10. I figured I'd like the challenge of taking up something I'm not really interested in.
11. I already know how to do the stuff. Why should I take a course related to it? I should take up something that I don't really know how to do.
12. I thought that if I took a course with the thing I love and I'm really good at, I would lose the interest and would hate what I used to love doing. I mean, I love learning the core and technical aspects, the origins, and the "whys" of everything, but there was this story of a great artist, graduated high school, took up fine arts. Once classes started, the professor taught them the basics. "You should do it like this. The rules are that. What are you doing? That's not how you do it!" Everything he knew about art was wrong. When he tried to draw, he got conscious of all the new stuff the teacher taught him. Then, he progressively lost bits of his talents until he couldn't draw anymore. In the end, he shifted to another course. Lost his passion with art.
I feel like working makes you hate what you are doing. Being forced to do what you love to do makes it lose its true meaning, makes you forget why you started doing it in the first place.
13. I hate myself. I chose this course to punish my future and future self in the long run.
14. I want to see how people would react when someone doesn't do what they expect them to do
15. I just wanted to try something new. I got tired of the same stuff I've been doing.

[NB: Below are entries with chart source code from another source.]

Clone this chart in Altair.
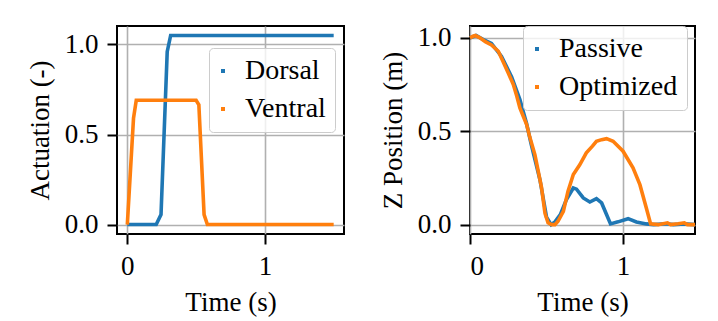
import altair as alt
import pandas as pd

# ---------- data ----------
dorsal_t = [0.0, 0.21, 0.245, 0.29, 0.315, 1.5]
dorsal_v = [0.0, 0.0, 0.055, 0.96, 1.05, 1.05]

ventral_t = [0.0, 0.045, 0.065, 0.50, 0.52, 0.558, 0.582, 1.5]
ventral_v = [0.0, 0.59, 0.69, 0.69, 0.665, 0.055, 0.0, 0.0]

passive_t = [0.0, 0.04, 0.087, 0.14, 0.206, 0.272, 0.326, 0.37, 0.40, 0.457, 0.50,
             0.53, 0.555, 0.59, 0.63, 0.675, 0.696, 0.74, 0.783, 0.826, 0.86, 0.892,
             0.918, 0.967, 1.033, 1.087, 1.152, 1.20, 1.28, 1.33, 1.40, 1.47]
passive_v = [1.0, 1.012, 0.99, 0.97, 0.90, 0.79, 0.67, 0.54, 0.43, 0.24, 0.04,
             0.0, 0.015, 0.054, 0.134, 0.196, 0.19, 0.143, 0.121, 0.139, 0.116, 0.054,
             0.004, 0.015, 0.032, 0.014, 0.004, 0.0, 0.005, 0.0, 0.004, 0.0]

optim_t = [0.0, 0.02, 0.035, 0.065, 0.10, 0.14, 0.185, 0.215, 0.25, 0.283, 0.305,
           0.326, 0.348, 0.37, 0.39, 0.424, 0.467, 0.49, 0.51, 0.533, 0.555, 0.575,
           0.61, 0.64, 0.675, 0.717, 0.76, 0.80, 0.826, 0.86, 0.892, 0.935, 1.0,
           1.065, 1.11, 1.152, 1.18, 1.23, 1.29, 1.31, 1.36, 1.40, 1.42, 1.47]
optim_v = [1.0, 1.008, 1.012, 1.0, 0.979, 0.962, 0.928, 0.875, 0.812, 0.75, 0.69,
           0.625, 0.58, 0.536, 0.47, 0.375, 0.20, 0.06, 0.01, 0.0, 0.0, 0.018,
           0.071, 0.178, 0.268, 0.32, 0.384, 0.42, 0.446, 0.455, 0.46, 0.446, 0.393,
           0.304, 0.214, 0.089, 0.004, 0.0, 0.01, 0.0, 0.005, 0.01, 0.0, 0.0]

x_ticks = [0, 1]
y_ticks = [0.0, 0.5, 1.0]

BLUE = "#1f77b4"
ORANGE = "#ff7f0e"
FONT = "Liberation Serif"
FS = 27


def frame(t, v, name):
    return pd.DataFrame({"t": t, "v": v, "series": name})


def legend(x, y):
    return alt.Legend(
        title=None, orient="none", legendX=x, legendY=y,
        symbolType="stroke", symbolSize=16, symbolStrokeWidth=4,
        symbolOffset=-9,
        labelFont=FONT, labelFontSize=28, labelColor="black",
        labelOffset=8, padding=9, rowPadding=10,
        strokeColor="#cccccc", fillColor="rgba(255,255,255,0.8)", cornerRadius=4,
    )


def panel(d1, d2, names, xdom, ydom, ytitle, w, h, lx, ly):
    color = alt.Color(
        "series:N",
        scale=alt.Scale(domain=names, range=[BLUE, ORANGE]),
        legend=legend(lx, ly),
    )
    x = alt.X("t:Q", title="Time (s)",
              scale=alt.Scale(domain=xdom, nice=False, zero=False),
              axis=alt.Axis(values=x_ticks, format="d"))
    y = alt.Y("v:Q", title=ytitle,
              scale=alt.Scale(domain=ydom, nice=False, zero=False),
              axis=alt.Axis(values=y_ticks, format=".1f"))
    l1 = alt.Chart(d1).mark_line(strokeWidth=3.6).encode(x=x, y=y, color=color)
    l2 = alt.Chart(d2).mark_line(strokeWidth=3.6).encode(x=x, y=y, color=color)
    return alt.layer(l1, l2).properties(width=w, height=h)


left = panel(frame(dorsal_t, dorsal_v, "Dorsal"), frame(ventral_t, ventral_v, "Ventral"),
             ["Dorsal", "Ventral"], [-0.075, 1.575], [-0.0525, 1.1025],
             "Actuation (-)", 227, 208, 92, 22)
right = panel(frame(passive_t, passive_v, "Passive"), frame(optim_t, optim_v, "Optimized"),
              ["Passive", "Optimized"], [0.0, 1.47], [-0.05, 1.063],
              "Z Position (m)", 225, 208, 53, 0)

chart = alt.hconcat(left, right, spacing=126, bounds="flush").resolve_scale(
    color="independent").resolve_legend(color="independent").properties(
    padding={"left": 17, "top": 14, "right": 5, "bottom": 5}
).configure_view(stroke="black", strokeWidth=2).configure_axis(
    domain=False, grid=True, gridColor="#b0b0b0", gridWidth=1.6,
    tickColor="black", tickWidth=2, tickSize=10,
    labelFont=FONT, labelFontSize=FS, labelColor="black", labelPadding=9,
    titleFont=FONT, titleFontSize=FS, titleColor="black", titleFontWeight="normal",
    titlePadding=10,
)

chart.save("out.html", embed_options={"renderer": "svg", "actions": False})
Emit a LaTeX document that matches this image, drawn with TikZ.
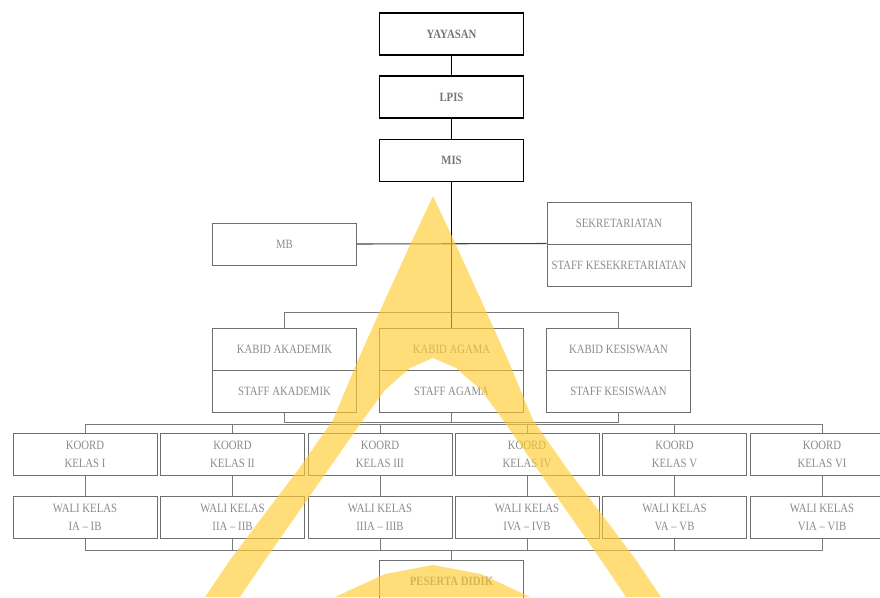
\documentclass[tikz,border=0pt]{standalone}
\usepackage{fontspec}
\setmainfont{Liberation Serif}[FakeStretch=0.85]
\usepackage{tikz}
\usetikzlibrary{positioning}
\definecolor{boxGray}{HTML}{6E6E6E}
\definecolor{textGray}{HTML}{8A8A8A}
\definecolor{lineGray}{HTML}{7A7A7A}
\definecolor{darkLine}{HTML}{444444}
\definecolor{wmYellow}{HTML}{FFCC33}
\tikzset{org/.style={draw=boxGray, line width=.75pt, minimum width=108pt,
  minimum height=31.5pt, inner sep=0pt, text=textGray, align=center,
  font=\fontsize{9.5}{13.5}\selectfont}}
\tikzset{orghead/.style={org, draw=black, line width=1.1pt, text=textGray!85!black,
  font=\bfseries\fontsize{9.5}{13.5}\selectfont}}
\tikzset{gl/.style={draw, lineGray, line width=.75pt}}
\tikzset{dl/.style={draw, darkLine, line width=.8pt}}
\tikzset{kl/.style={draw, black, line width=1pt}}

\begin{document}
\begin{tikzpicture}[x=.75pt, y=-.75pt]
        \useasboundingbox (0,0) rectangle (880,597);
        %% pimpinan
        \node (yay) at (451.5,34) [orghead] {YAYASAN};
        \node (lpis) at (451.5,97) [orghead] {LPIS};
        \node (mis) at (451.5,160.5) [orghead] {MIS};
        \node (mb) at (284.5,244) [org] {MB};
        \node (sek) at (619,223) [org] {SEKRETARIATAN};
        \node (staffsek) at (619,265) [org] {STAFF KESEKRETARIATAN};
        %% kabid
        \node (kakad) at (284.5,349) [org] {KABID AKADEMIK};
        \node (stakad) at (284.5,391) [org] {STAFF AKADEMIK};
        \node (kagama) at (451.5,349) [org] {KABID AGAMA};
        \node (stagama) at (451.5,391) [org] {STAFF AGAMA};
        \node (kakes) at (618.5,349) [org] {KABID KESISWAAN};
        \node (stakes) at (618.5,391) [org] {STAFF KESISWAAN};
        %% koord kelas
        \node (ko1) at (85,454) [org] {KOORD\\KELAS I};
        \node (ko2) at (232.5,454) [org] {KOORD\\KELAS II};
        \node (ko3) at (380,454) [org] {KOORD\\KELAS III};
        \node (ko4) at (527,454) [org] {KOORD\\KELAS IV};
        \node (ko5) at (674.5,454) [org] {KOORD\\KELAS V};
        \node (ko6) at (822,454) [org] {KOORD\\KELAS VI};
        %% wali kelas
        \node (wa1) at (85,517) [org] {WALI KELAS\\IA \textendash\ IB};
        \node (wa2) at (232.5,517) [org] {WALI KELAS\\IIA \textendash\ IIB};
        \node (wa3) at (380,517) [org] {WALI KELAS\\IIIA \textendash\ IIIB};
        \node (wa4) at (527,517) [org] {WALI KELAS\\IVA \textendash\ IVB};
        \node (wa5) at (674.5,517) [org] {WALI KELAS\\VA \textendash\ VB};
        \node (wa6) at (822,517) [org] {WALI KELAS\\VIA \textendash\ VIB};
        \node (pd) at (451.5,581) [org, font=\bfseries\fontsize{9.5}{13.5}\selectfont] {PESERTA DIDIK};
        %% garis
        \coordinate (br) at (451.5,312);
        \coordinate (sj) at (451.5,422);
        \coordinate (kj) at (451.5,424.5);
        \coordinate (wj) at (451.5,550);
        \draw [kl] (yay) to (lpis);
        \draw [kl] (lpis) to (mis);
        \draw [kl] (mis) to (kagama);
        \draw [dl] (mb.east) to (staffsek.north west);
        \draw [gl] (kakad.north) |- (br) -| (kakes.north);
        \draw [gl] (stakad.south) |- (sj) -| (stakes.south);
        \draw [gl] (stagama) to (sj);
        \draw [gl] (ko1.north) |- (kj) -| (ko6.north);
        \draw [gl] (ko2.north) to (ko2.north |- kj);
        \draw [gl] (ko3.north) to (ko3.north |- kj);
        \draw [gl] (ko4.north) to (ko4.north |- kj);
        \draw [gl] (ko5.north) to (ko5.north |- kj);
        \draw [gl] (ko1) to (wa1);
        \draw [gl] (ko2) to (wa2);
        \draw [gl] (ko3) to (wa3);
        \draw [gl] (ko4) to (wa4);
        \draw [gl] (ko5) to (wa5);
        \draw [gl] (ko6) to (wa6);
        \draw [gl] (wa1.south) |- (wj) -| (wa6.south);
        \draw [gl] (wa2.south) to (wa2.south |- wj);
        \draw [gl] (wa3.south) to (wa3.south |- wj);
        \draw [gl] (wa4.south) to (wa4.south |- wj);
        \draw [gl] (wa5.south) to (wa5.south |- wj);
        \draw [gl] (wj) to (pd);
        %% watermark
        \fill [wmYellow, opacity=.65, even odd rule]
            (433,196) -- (410,245) -- (385,300) -- (358,360) -- (333,420)
            -- (298,470) -- (260,520) -- (230,560) -- (205,597)
            -- (661,597) -- (636,560) -- (606,520) -- (568,470) -- (533,420)
            -- (508,360) -- (481,300) -- (456,245) -- cycle
            (433,358) -- (410,368) -- (385,390) -- (363,420) -- (328,470)
            -- (293,520) -- (265,560) -- (240,597) -- (626,597) -- (601,560)
            -- (573,520) -- (538,470) -- (503,420) -- (481,390) -- (456,368) -- cycle
            (335,597) -- (385,574) -- (433,565) -- (481,574) -- (530,597) -- cycle;
\end{tikzpicture}
\end{document}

16. Baking and cooking is an art and a science experiment. You gather up all the chemicals or art materials needed (in lay man's term, the ingredients): baking soda, food coloring, flour, etc. You shape them or mix them up together, and form something new. The music of the sizzling meat on the frying pan, combined with the rhythms of the chopping board, the noise of the yelling of orders, a rowdy concert in the kitchen.
(I'm just trying to be a pretentious poet here. Lol)
17. I don't want to be weak in some other aspects in my life. In this case, cleaning, cooking, interacting with people, and other basic stuff that people would already know how to do without studying the course. This is probably the same with number 9 and I'm just repeating it now. Does this still count?
18. All courses are good courses. This one isn't really a bad choice.
19. I thought that maybe I managed to learn to love this course that I hate. A few semesters in, I did think it's not that bad. I did love it at one point. I'd rather do this, than manage to hate a course that I used to love at the beginning.
20. I chose this course as a statement for the people out there who are afraid of people's expectations of them, to tell them that it is your choice and what people expect from you should not be a major factor in your decisions.